Em Direção ao Sul, de Laurent Cantet. Vi esse aqui na tv a cabo, com legendas em português luso. Bom, o cara dirgiu a última Palma de Ouro, Entre Les Murs, mas esse aqui pode ser resumido em uma onomatopéia: ZZZZZZZZZZZZZ. Até Charlotte Hampling tá meia boca.
2 comentários:
Você está cada vez mais erudito em matéria cinematográfica. Seus comentários são precisos e sempre levam ao prazer da leitura - o que é difícil nesta 'contemporaneidade' cheia de clichês e jargões por vezes indecifráveis.
Mann é um grande cineasta, seus westerns, magníficos.

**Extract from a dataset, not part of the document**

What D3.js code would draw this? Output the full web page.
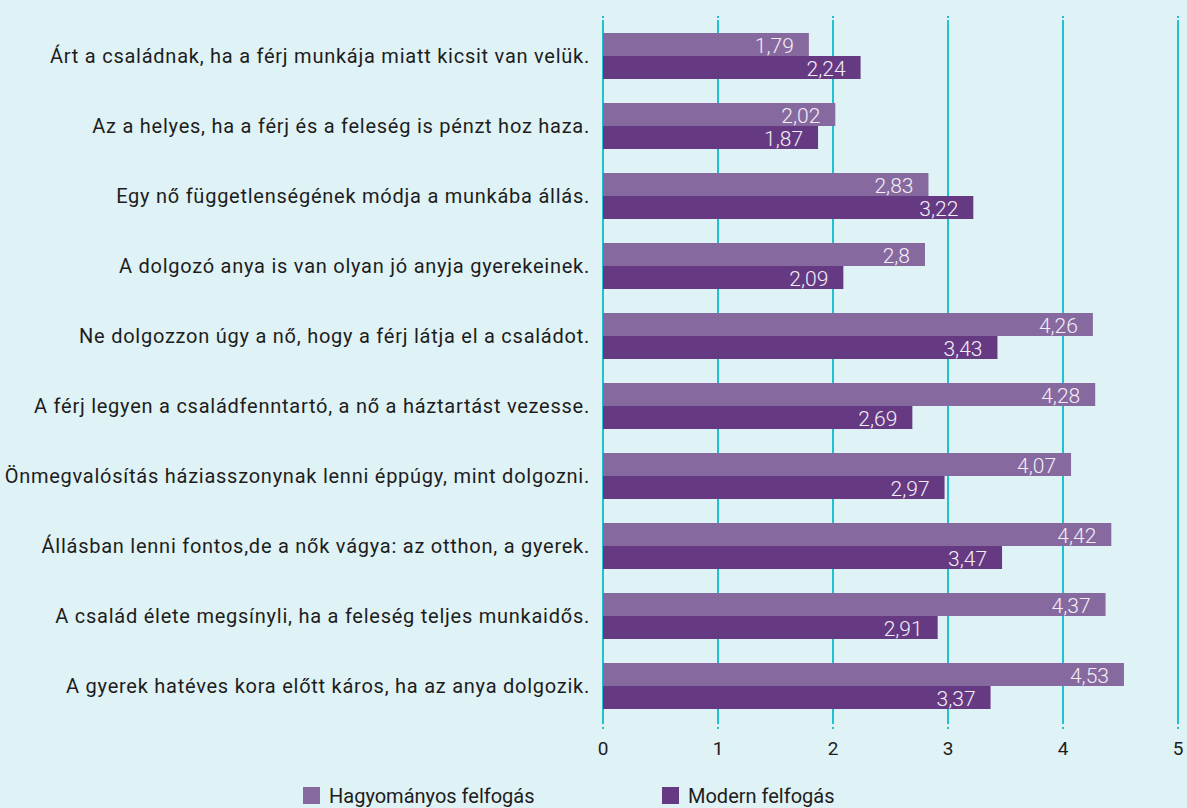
<!DOCTYPE html>
<html>
<head>
<meta charset="utf-8">
<script src="https://cdn.jsdelivr.net/npm/d3@7"></script>
<style>
  html, body { margin: 0; padding: 0; background: #dff2f5; }
  svg { display: block; font-family: Roboto, "Noto Sans", sans-serif; }
</style>
</head>
<body>
<svg id="chart" width="1187" height="808"></svg>
<script>
// Statements (top to bottom)
const statements = [
    "Árt a családnak, ha a férj munkája miatt kicsit van velük.",
    "Az a helyes, ha a férj és a feleség is pénzt hoz haza.",
    "Egy nő függetlenségének módja a munkába állás.",
    "A dolgozó anya is van olyan jó anyja gyerekeinek.",
    "Ne dolgozzon úgy a nő, hogy a férj látja el a családot.",
    "A férj legyen a családfenntartó, a nő a háztartást vezesse.",
    "Önmegvalósítás háziasszonynak lenni éppúgy, mint dolgozni.",
    "Állásban lenni fontos,de a nők vágya: az otthon, a gyerek.",
    "A család élete megsínyli, ha a feleség teljes munkaidős.",
    "A gyerek hatéves kora előtt káros, ha az anya dolgozik."
];

const traditional = [1.79, 2.02, 2.83, 2.8, 4.26, 4.28, 4.07, 4.42, 4.37, 4.53];
const modern = [2.24, 1.87, 3.22, 2.09, 3.43, 2.69, 2.97, 3.47, 2.91, 3.37];

const seriesNames = ["Hagyományos felfogás", "Modern felfogás"];
const tickValues = [0, 1, 2, 3, 4, 5];

const colors = {
    "Hagyományos felfogás": "#86699f",
    "Modern felfogás": "#653a83"
};

const svg = d3.select("#chart");

// Scales
const x = d3.scaleLinear().domain([0, 5]).range([603, 1178]);
const y = d3.scaleBand()
    .domain(statements)
    .range([21, 721])
    .paddingInner(24 / 70)
    .paddingOuter(12 / 70);
const ySub = d3.scaleBand()
    .domain(seriesNames)
    .range([0, y.bandwidth()]);

const rows = statements.map((s, i) => ({
    label: s,
    values: [
        { key: seriesNames[0], value: traditional[i] },
        { key: seriesNames[1], value: modern[i] }
    ]
}));

// Gridlines with little dotted ends
const grid = svg.append("g").attr("class", "grid");
grid.selectAll("line")
    .data(tickValues)
    .enter().append("line")
    .attr("x1", d => x(d)).attr("x2", d => x(d))
    .attr("y1", 20).attr("y2", 724)
    .attr("stroke", "#1fc2d2")
    .attr("stroke-width", 2);
grid.selectAll("rect.top")
    .data(tickValues)
    .enter().append("rect")
    .attr("class", "top")
    .attr("x", d => x(d) - 1).attr("y", 16)
    .attr("width", 2).attr("height", 2)
    .attr("fill", "#1fc2d2");
grid.selectAll("rect.bottom")
    .data(tickValues)
    .enter().append("rect")
    .attr("class", "bottom")
    .attr("x", d => x(d) - 1).attr("y", 727)
    .attr("width", 2).attr("height", 2)
    .attr("fill", "#1fc2d2");

// Axis labels
svg.append("g")
    .selectAll("text")
    .data(tickValues)
    .enter().append("text")
    .attr("x", d => x(d))
    .attr("y", 755)
    .attr("text-anchor", "middle")
    .attr("font-size", 19)
    .attr("fill", "#1d1d1d")
    .text(d => d);

// Statement labels
svg.append("g")
    .selectAll("text")
    .data(statements)
    .enter().append("text")
    .attr("x", 590)
    .attr("y", d => y(d) + y.bandwidth() / 2)
    .attr("dy", "0.36em")
    .attr("text-anchor", "end")
    .attr("font-size", 20)
    .attr("letter-spacing", "0.75px")
    .attr("fill", "#1d1d1d")
    .text(d => d);

// Bars
const groups = svg.append("g")
    .selectAll("g")
    .data(rows)
    .enter().append("g")
    .attr("transform", d => `translate(0,${y(d.label)})`);

groups.selectAll("rect")
    .data(d => d.values)
    .enter().append("rect")
    .attr("x", x(0))
    .attr("y", d => ySub(d.key))
    .attr("width", d => x(d.value) - x(0))
    .attr("height", ySub.bandwidth())
    .attr("fill", d => colors[d.key]);

groups.selectAll("text")
    .data(d => d.values)
    .enter().append("text")
    .attr("x", d => x(d.value) - 15)
    .attr("y", d => ySub(d.key) + ySub.bandwidth() - 3)
    .attr("text-anchor", "end")
    .attr("font-size", 21)
    .attr("font-weight", 300)
    .attr("fill", "#f3eef6")
    .text(d => String(d.value).replace(".", ","));

// Legend
const legendX = [303, 662];
const legend = svg.append("g")
    .selectAll("g")
    .data(seriesNames)
    .enter().append("g")
    .attr("transform", (d, i) => `translate(${legendX[i]},787)`);

legend.append("rect")
    .attr("width", 17)
    .attr("height", 17)
    .attr("fill", d => colors[d]);

legend.append("text")
    .attr("x", 26)
    .attr("y", 16)
    .attr("font-size", 20)
    .attr("fill", "#1d1d1d")
    .text(d => d);
</script>
</body>
</html>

Mas verificando, ao acaso, os links de meu blog, por algum esquecimento, nunca o linquei. Desculpe, pois um blog de alto coturno. Linquei-o agora.
Saymon, sua lista de filmes do exílio está magnifica. O filme de Chabrol merece ser visto, revisto e interpretado sob todos os aspectos, da técnica aos conflitos psicológicos. Me interesso muito pela história do ciúme e esse filme para mim é uma revisita impresionante ao mito de Otelo, tão perfeito quanto! E de fato Setaro, meu mestre, está certíssimo, suas análises estão amadurecendo e tornando-se indispensáveis de ler.